I think the reason that I like using my old manual cameras so much is that I feel like I am doing the photographing. Manual focusing and exposure settings give the photographer complete control and complete responsibility for the image. And at the end of the process, you have a physical negative and/or print in your hands. Conversely, using a phone or digital camera to create 1s and 0s just feels like playing a video game about photography. Not that there’s anything wrong with that—I enjoy the digital process as well, and I can certainly make good-looking images with those tools. I just don’t find the process anywhere near as satisfying because I feel like the phone or digicam is making a lot of decisions about the image over which I have no control or minimal control. I’d equate the difference to driving a sports car with a manual transmission—say, a Porsche 356 for a Leica-specific analogy—with driving a Tesla on autopilot.
Just my thoughts. Let me know what you think.
“I think the reason that I like using my old manual cameras so much is that I feel like I am doing the photographing. Manual focusing and exposure settings give the photographer complete control and complete responsibility for the image. And at the end of the process, you have a physical negative and/or print in your hands.”
All of that, of course, is something that digital does not deprive you of doing and enjoying, other than having a negative; I never held any rhapsodical emotions over a negative, but I did feel smug, now and then, about a print. Wall a good digital one behind glass, and you really can’t tell whether it comes from a dish or a printer. Having a great negative is about as hopeless as having a great 35mm Kodachrome in your hands: unless you take either into another dimension you have pretty much nothing to see. Yes, negatives, if handled carefully, endure. Files?
Getting a good print from either digital or film is not always a walk in the park; if you have it, skill always counts, as does the feeling if, some time later, you still like what you have produced.
” I just don’t find the process anywhere near as satisfying because I feel like the phone or digicam is making a lot of decisions about the image over which I have no control or minimal control. I’d equate the difference to driving a sports car with a manual transmission—say, a Porsche 356 for a Leica-specific analogy—with driving a Tesla on autopilot.”
The satisfying difference that is missing, for me, in digital photography is this: making a wet print by hand. It’s the only step that I found wonderful, whereas processing film, drying it away from the dangers of dust and, later, still spending time spotting prints was one huge pain in the ass, Especially if you had to do a multiple print run from a single negative.

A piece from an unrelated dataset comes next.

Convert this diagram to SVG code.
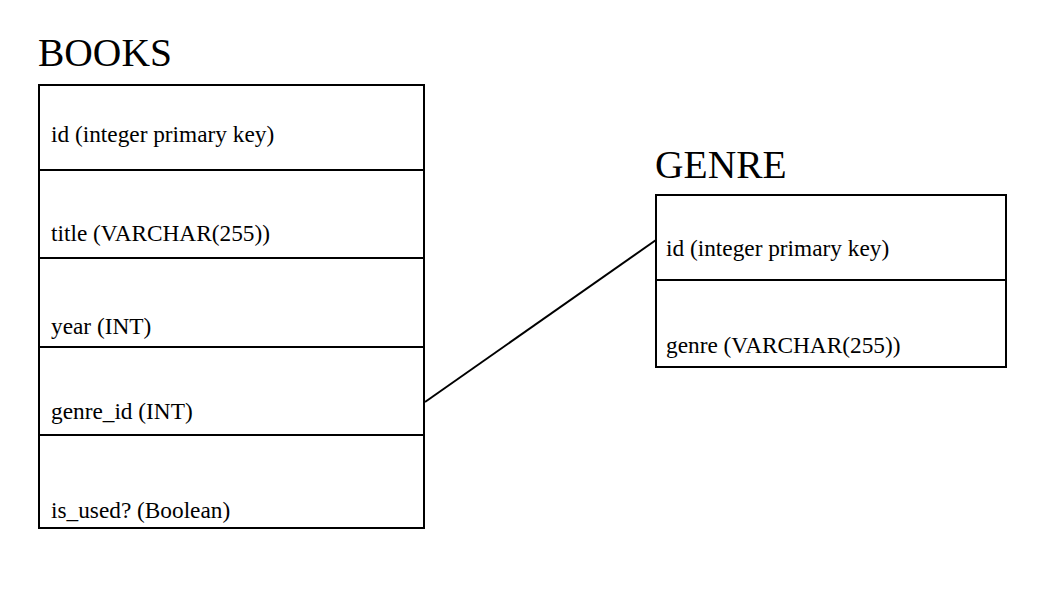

I had a sports car once, for a short period, but other than the ego buzz… Normally, we drive on public roads, not on race tracks. The idea is usually to get ourselves safely from point A to point B without drama or trauma to self or to others. Which makes sense; the best sports car in the world, in the hands of an idiot, is still just a car. Until it’s a wreck.
😉
Aaron: nice to see you here. You, apparently, are my 7th reader. Your thoughts are eminently reasonable and reflect what most of us here think. My question, of course, was ultimately rhetorical. I know exactly why I still love shooting film. The problem, as I tried to articulate it in this post, is that it’s so damn easy to just succumb to the quick and easy iPhone and think that you’ll get to the film camera some other time.

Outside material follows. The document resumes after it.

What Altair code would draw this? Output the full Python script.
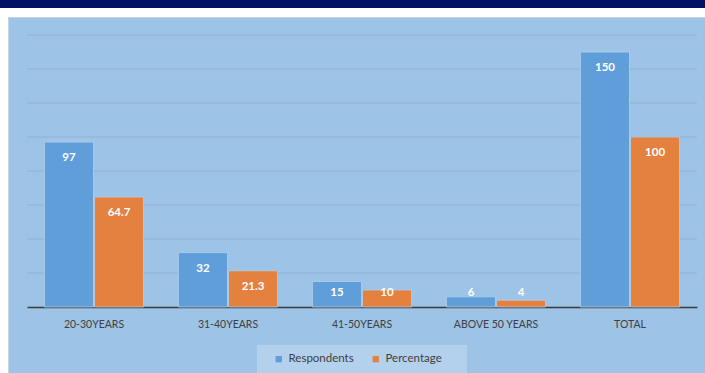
import altair as alt
import pandas as pd

groups = ["20-30YEARS", "31-40YEARS", "41-50YEARS", "ABOVE 50 YEARS", "TOTAL"]
respondents = [97, 32, 15, 6, 150]
percentage = [64.7, 21.3, 10, 4, 100]
series = ["Respondents", "Percentage"]
colors = ["#5f9ed8", "#e4813f"]
grid_values = [20, 40, 60, 80, 100, 120, 140, 160]

rows = []
for g, r, p in zip(groups, respondents, percentage):
    rows.append({"group": g, "series": "Respondents", "value": r})
    rows.append({"group": g, "series": "Percentage", "value": p})
df = pd.DataFrame(rows)
grid_df = pd.DataFrame({"v": grid_values})

W, H = 670, 272
PL, PT, PR, PB = 27, 35, 8, 66

x_enc = alt.X("group:N", sort=groups, title=None,
              scale=alt.Scale(paddingInner=0.26, paddingOuter=0.13),
              axis=alt.Axis(labelAngle=0, labelColor="#404040", labelFontSize=10.5,
                            labelFont="Lato", ticks=False, domain=True, domainColor="#3a3a3a",
                            domainWidth=1.6, labelPadding=12, grid=False))
y_scale = alt.Scale(domain=[0, 160], nice=False)
xoff = alt.XOffset("series:N", sort=series, scale=alt.Scale(paddingInner=0.02))
color = alt.Color("series:N", sort=series, scale=alt.Scale(domain=series, range=colors),
                  legend=alt.Legend(title=None, orient="none", direction="horizontal",
                                    legendX=246, legendY=318, symbolType="square",
                                    symbolSize=40, symbolStrokeWidth=0, labelFont="Lato",
                                    labelFontSize=11.5, labelColor="#404040",
                                    columnPadding=16, padding=0, labelOffset=4))

grid = alt.Chart(grid_df).mark_rule(color="#8fb2d5", strokeWidth=1).encode(
    x=alt.value(0), x2=alt.value(W),
    y=alt.Y("v:Q", scale=y_scale, axis=None),
)

bars = alt.Chart(df).mark_bar(stroke="#b3d0ee", strokeWidth=1, strokeOpacity=0.8).encode(
    x=x_enc,
    xOffset=xoff,
    y=alt.Y("value:Q", scale=y_scale, title=None, axis=None),
    color=color,
)

labels = alt.Chart(df).transform_calculate(
    lab_y="max(datum.value - 9.5, 8.3)"
).mark_text(color="white", fontWeight="bold", font="Lato", fontSize=11.5, baseline="middle").encode(
    x=alt.X("group:N", sort=groups),
    xOffset=alt.XOffset("series:N", sort=series),
    y=alt.Y("lab_y:Q", scale=y_scale),
    text=alt.Text("value:Q"),
)

deco_df = pd.DataFrame({"k": [0]})
def rect(x1, x2, y1, y2, **kw):
    return alt.Chart(deco_df).mark_rect(clip=False, **kw).encode(
        x=alt.value(x1), x2=alt.value(x2), y=alt.value(y1), y2=alt.value(y2))

deco = [
    rect(-PL, W + PR, -PT, -27, fill="#001166"),
    rect(-PL, -22, -27, -23, fill="#001166"),
    rect(-PL + 0, W + PR, -27, -18, fill="white"),
    rect(-PL, -19, -23, H + PB, fill="white"),
    rect(-18.5, W + PR + 2, -17.5, H + PB + 2, fill="transparent", stroke="#c6d3e0", strokeWidth=1),
    rect(230, 440, 310, H + PB + 2, fill="#b3d0ed"),
]

chart = alt.layer(*deco, grid, bars, labels).properties(
    width=W, height=H,
    autosize=alt.AutoSizeParams(type="none"),
    padding={"left": PL, "top": PT, "right": PR, "bottom": PB},
    background="#9dc3e6",
).configure_view(stroke=None)

chart.save("out.html", embed_options={"renderer": "svg", "actions": False})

It goes way beyond cameras. The “Leica” in Leicaphilia does attract certain types of people to first visit and take a look, but it’s the breadth and depth of thought expressed so well in words and photos that keeps us coming back. The relatively small number of folks in your fan base might suggest a parallel topic: “Deep thinking in the age of the Quick and Easy”.
Absolutely right Lee!
My preferred images from the series, ‘Brother-in-Law in Chair’ and ‘Dog with Feet’.

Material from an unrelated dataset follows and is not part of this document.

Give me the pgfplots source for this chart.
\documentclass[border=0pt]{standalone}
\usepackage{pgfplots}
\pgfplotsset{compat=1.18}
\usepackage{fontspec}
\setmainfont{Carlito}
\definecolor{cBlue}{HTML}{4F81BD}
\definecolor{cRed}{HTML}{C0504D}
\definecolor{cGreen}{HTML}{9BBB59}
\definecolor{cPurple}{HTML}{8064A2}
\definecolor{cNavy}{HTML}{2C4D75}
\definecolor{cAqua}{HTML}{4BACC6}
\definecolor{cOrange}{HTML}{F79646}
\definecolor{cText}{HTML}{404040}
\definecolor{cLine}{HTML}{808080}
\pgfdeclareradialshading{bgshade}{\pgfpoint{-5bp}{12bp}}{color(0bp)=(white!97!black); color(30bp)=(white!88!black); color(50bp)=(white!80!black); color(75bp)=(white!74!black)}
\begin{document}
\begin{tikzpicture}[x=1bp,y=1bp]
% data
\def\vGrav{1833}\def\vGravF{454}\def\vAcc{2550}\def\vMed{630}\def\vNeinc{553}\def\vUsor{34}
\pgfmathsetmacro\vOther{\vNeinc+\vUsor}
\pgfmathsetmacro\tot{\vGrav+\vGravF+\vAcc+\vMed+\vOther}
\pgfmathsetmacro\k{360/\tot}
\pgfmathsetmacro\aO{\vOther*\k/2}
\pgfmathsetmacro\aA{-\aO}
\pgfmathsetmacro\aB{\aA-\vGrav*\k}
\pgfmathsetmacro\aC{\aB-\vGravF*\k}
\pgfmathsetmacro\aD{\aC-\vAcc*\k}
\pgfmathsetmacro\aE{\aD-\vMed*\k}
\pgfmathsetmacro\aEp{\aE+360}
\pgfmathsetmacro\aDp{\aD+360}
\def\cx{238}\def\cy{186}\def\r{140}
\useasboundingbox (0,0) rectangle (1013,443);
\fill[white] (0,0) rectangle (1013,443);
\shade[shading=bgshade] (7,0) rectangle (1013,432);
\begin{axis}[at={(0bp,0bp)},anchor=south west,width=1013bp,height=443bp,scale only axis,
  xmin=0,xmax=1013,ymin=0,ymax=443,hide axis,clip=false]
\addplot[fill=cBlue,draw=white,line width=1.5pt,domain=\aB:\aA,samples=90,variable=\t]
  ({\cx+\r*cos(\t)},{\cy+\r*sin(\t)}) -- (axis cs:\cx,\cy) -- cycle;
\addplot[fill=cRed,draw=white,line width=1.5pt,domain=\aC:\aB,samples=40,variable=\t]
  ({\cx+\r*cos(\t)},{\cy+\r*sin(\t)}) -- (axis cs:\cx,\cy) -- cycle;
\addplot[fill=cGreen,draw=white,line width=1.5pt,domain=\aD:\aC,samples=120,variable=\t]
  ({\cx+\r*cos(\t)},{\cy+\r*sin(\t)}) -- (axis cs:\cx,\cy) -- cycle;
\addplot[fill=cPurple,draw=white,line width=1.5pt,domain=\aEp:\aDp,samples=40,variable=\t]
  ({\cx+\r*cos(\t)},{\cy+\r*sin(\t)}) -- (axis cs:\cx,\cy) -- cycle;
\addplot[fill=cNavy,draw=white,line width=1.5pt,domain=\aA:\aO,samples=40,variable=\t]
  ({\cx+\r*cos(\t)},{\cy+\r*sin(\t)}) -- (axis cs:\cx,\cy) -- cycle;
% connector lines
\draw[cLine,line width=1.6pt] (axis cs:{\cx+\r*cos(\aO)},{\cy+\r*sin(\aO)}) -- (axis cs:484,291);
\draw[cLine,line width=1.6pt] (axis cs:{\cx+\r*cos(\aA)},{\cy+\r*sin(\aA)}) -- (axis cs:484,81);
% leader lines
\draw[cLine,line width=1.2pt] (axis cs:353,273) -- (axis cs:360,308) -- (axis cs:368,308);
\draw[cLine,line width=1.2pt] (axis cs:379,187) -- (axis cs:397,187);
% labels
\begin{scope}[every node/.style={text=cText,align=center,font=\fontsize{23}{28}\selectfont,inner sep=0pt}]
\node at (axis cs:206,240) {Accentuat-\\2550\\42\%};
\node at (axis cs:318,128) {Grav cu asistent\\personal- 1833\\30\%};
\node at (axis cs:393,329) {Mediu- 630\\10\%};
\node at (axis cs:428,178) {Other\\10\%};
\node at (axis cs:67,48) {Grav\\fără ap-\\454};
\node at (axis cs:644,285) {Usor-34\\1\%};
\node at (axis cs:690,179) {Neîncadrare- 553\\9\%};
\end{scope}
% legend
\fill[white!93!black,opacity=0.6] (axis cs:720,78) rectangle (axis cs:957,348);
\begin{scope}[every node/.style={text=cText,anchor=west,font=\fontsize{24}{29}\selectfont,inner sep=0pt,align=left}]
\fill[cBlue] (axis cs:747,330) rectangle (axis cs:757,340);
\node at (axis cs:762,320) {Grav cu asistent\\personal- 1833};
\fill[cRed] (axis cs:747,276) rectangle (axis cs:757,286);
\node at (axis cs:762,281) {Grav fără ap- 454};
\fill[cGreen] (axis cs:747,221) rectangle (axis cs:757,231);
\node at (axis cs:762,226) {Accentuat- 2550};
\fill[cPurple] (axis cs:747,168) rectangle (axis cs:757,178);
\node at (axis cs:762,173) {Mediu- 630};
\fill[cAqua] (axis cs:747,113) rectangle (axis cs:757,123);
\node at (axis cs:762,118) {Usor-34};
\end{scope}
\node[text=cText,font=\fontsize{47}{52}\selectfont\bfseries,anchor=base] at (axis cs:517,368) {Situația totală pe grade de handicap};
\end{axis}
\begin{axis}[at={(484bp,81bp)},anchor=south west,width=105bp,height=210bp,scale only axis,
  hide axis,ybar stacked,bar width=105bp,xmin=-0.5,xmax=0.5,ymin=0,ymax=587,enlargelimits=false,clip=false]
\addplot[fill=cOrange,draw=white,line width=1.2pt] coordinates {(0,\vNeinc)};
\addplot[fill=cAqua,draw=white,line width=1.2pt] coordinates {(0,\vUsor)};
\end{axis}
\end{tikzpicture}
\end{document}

Who cares if they’re from the fone?
I just got back from a week in Paris. Within five minutes of being there, I got yelled at for using my Leica inthe street. I had heard that this might happen. My girlfriend was not happy, and since this was a vacation, I put my cameras away so that we could simply flaneurs and not photographers. Except for my iPhone. Nobody seemed to care when I took photographs with that. And I did exactly what you did–applied a myriad of filters. The images of my vacation are fun and people like looking at them. An old man with a camera, they say, is a dangerous thing. I guess an old man with an iPhone is something else. C’est la Vie.
That was my experience in Paris as well. Frankly, when it comes to photography, the French are idiots. Pull out a camera on a public street and they act like you’re attempting to knife them. They’re all under the impression that it’s “illegal” to take photos out of doors….which it isn’t. It isn’t even “illegal” to take photos of people on the street. What is illegal is to subsequently publish those photos without the subject’s permission.
But, pull out a phone and shoot all you want. No problem.
Why they don’t see the incongruity of this is beyond me.